5) Farmers can take steps to adapt, though a drier world could prove tough to navigate. Given that climate change might already be making drought more likely, U.S. farmers will likely need to adapt no matter what else is done. A 2009 paper by John Antle of Montana State University went through the research on this. By 2030, farmers in the U.S. corn belt and Southwest are expected to see significant losses, which could be partly offset by gains up North. (Antle estimated the overall drop in U.S. agricultural production to be quite modest, between 4 percent to 13 percent.) Keep in mind, however, that drought projections seem to be growing more severe in recent years. So the economic impacts could be higher.

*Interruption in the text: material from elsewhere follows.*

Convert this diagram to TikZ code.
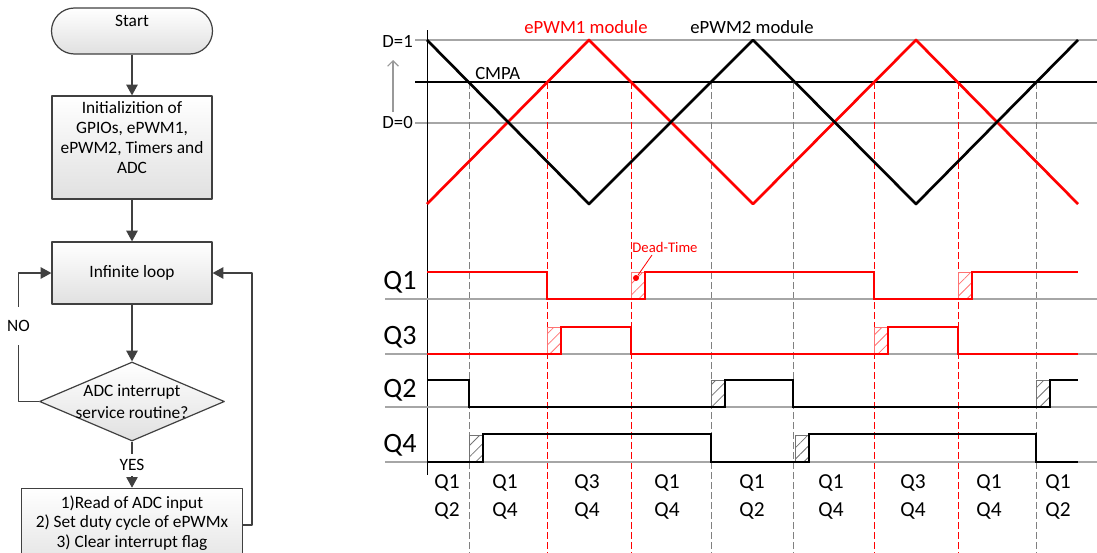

Better farming techniques can soften some of the damage, the way erosion control has prevented Dust Bowl-type storms. Antle’s paper suggests that the U.S. government may need to change some policies—for instance, subsidies for corn and soy can prevent adaptation by locking in current farming patterns. Meanwhile, Tom Philpott argues that organic farming may need to play a larger role in the future. While the practice often produces lower yields than industrial farming, a recent Nature paper found that soils managed with organic techniques tend to hold more water and perform better in droughts. And droughts are looking increasingly tough to avoid.